If the leaseholder were simply to compensate the freeholder for the amount by which the freeholder’s interest has shrunk in value, the leaseholder would receive the whole of this benefit. After considerable lobbying back in 1993, the government, taking its cue from Solomon, decided that in the case of leases under 80 years this benefit, the so-called ‘marriage value’, should be shared.  It follows that extending a lease which has 79 years and 364 days to run is significantly more expensive than extending a lease which has 80 days and 1 day to run, but there we are.

So our 42-year leaseholder, in addition to compensating the freeholder for his loss, has also to pay the freeholder half of this ‘marriage value’.
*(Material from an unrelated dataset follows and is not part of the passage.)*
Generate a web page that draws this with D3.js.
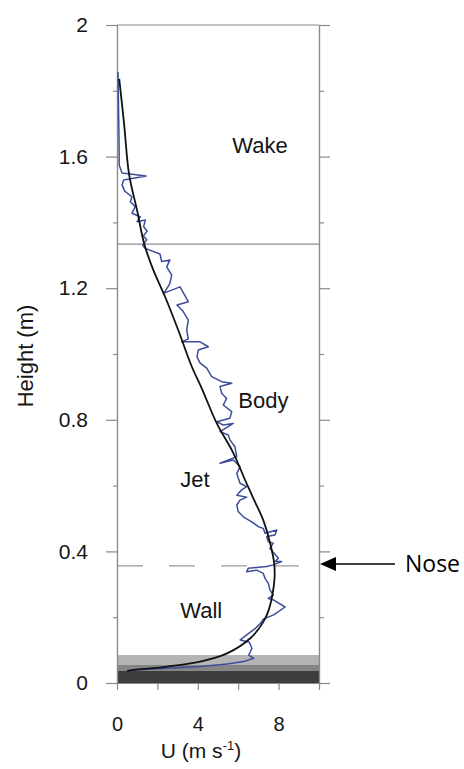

To determine that, you need to value the existing 42-year lease, and add that to the existing freehold value. Then you value the new 132-year lease, and add it to the new freehold value. The difference between those two figures is the marriage value, and half of that is the other element of the premium the tenant has to pay.

The principle is not too difficult, but arriving at the actual figures involves delving into a world of valuation which few lawyers are too familiar with. Unless one has a working knowledge of ‘hedonic regression’ and can say immediately what ‘heteroscedastic’ means, the finer details are likely to remain obscure.

However, basically you have to be able to arrive at the vacant freehold value and then plug that into three constants in order to be able to derive the other figures.

The first constant is the ‘capitalisation rate’, which is needed to calculate what the right to receive £100 for £42 years is worth. In lay terms, this is how much money the market wants to receive every year in return for an investment of £1. If the answer is 8 pence, then the capitalisation rate is 8%, and one has a basis for calculating what the value of the right to receive 100 a year for 42 years is.

The second is the ‘deferment rate’, which tells you what a hypothetical investor would pay now for  the right to get a freehold worth £400,000 but only this time next year. This gives a basis for working out what the value of the reversion is. Between them, these two enable you to assess the value of the freehold subject to any given lease.

The third is the ‘relativity rate’. This tells you, roughly speaking, what percentage of the value of the freehold with vacant possession a 42-year lease (or any other length of lease) should have. So this will enable you to calculate the value of the 42-year and the 132-year leases, and armed with that information you can calculate the marriage value and complete the numbers you need.

The question is what those rates should be. One might think that this was a matter for valuers not lawyers, and that the appropriate rates would differ over time and perhaps also according to location. In reality valuers tend to use fixed numbers. What those numbers should be is the subject of a polite yet intense struggle between valuers representing the central London estates and those who generally represent tenants. The former naturally have the upper hand, largely because a shift in the rate may mean a lot of money to a party which owns, say, most of Westminster, but does not mean nearly so much to a single lessee, and consequently the former tend to deploy greater resources.

Every now and then, however, a particularly wealthy and stubborn tenant makes his way to the law courts. A few years ago the Lands Tribunal, in a case called Sportelli, was troubled with the deferment rate, and ‘fixed’ it, at any rate for some time thereafter.

In the Mundy –v- The Trustees of the Sloane Stanley Estate, the relativity rate is coming under attack. There is an interesting personal twist to the case, since leading the charge for the tenants on the valuation side is a surveyor called James Wyatt, who used to be head of valuation at one of the major estates’ valuers, before leaving to set up his own firm which seems mainly to advise tenants – the classic gamekeeper turned poacher. So far the little man is having a bad time, since the Upper Tribunal pretty much came down on the side of the big battalions (assisted, in a nice touch, by the Grosvenor Professor for Real Estate Finance at the University of Cambridge).

The tenant, however, is appealing, and should he succeed the great estates will, it is said, diminish substantially in value, so we may expect a good deal of comment both informed and uninformed – Sir Peter Bottomley, for example, has already expressed his support for the tenant.

It is not simply a question of whether the rate for a lease of so many years should be x% or y% (otherwise the CA would not take an interest). On the contrary, the issue is a conceptual one: should valuers in general adopt the ratios expressed in an index compiled in 1996, largely by valuers representing the great estates, or should they travel still further back in time to an index compiled in 1989 to 1993, as the tenants would prefer?

On the face of it either seems strange – what’s wrong with present day data?

The reason is that the relativity rate is complicated still further by a statutory twist which we’ll discuss in a further blog once the judgment comes out, which should be some time within the next two months or so.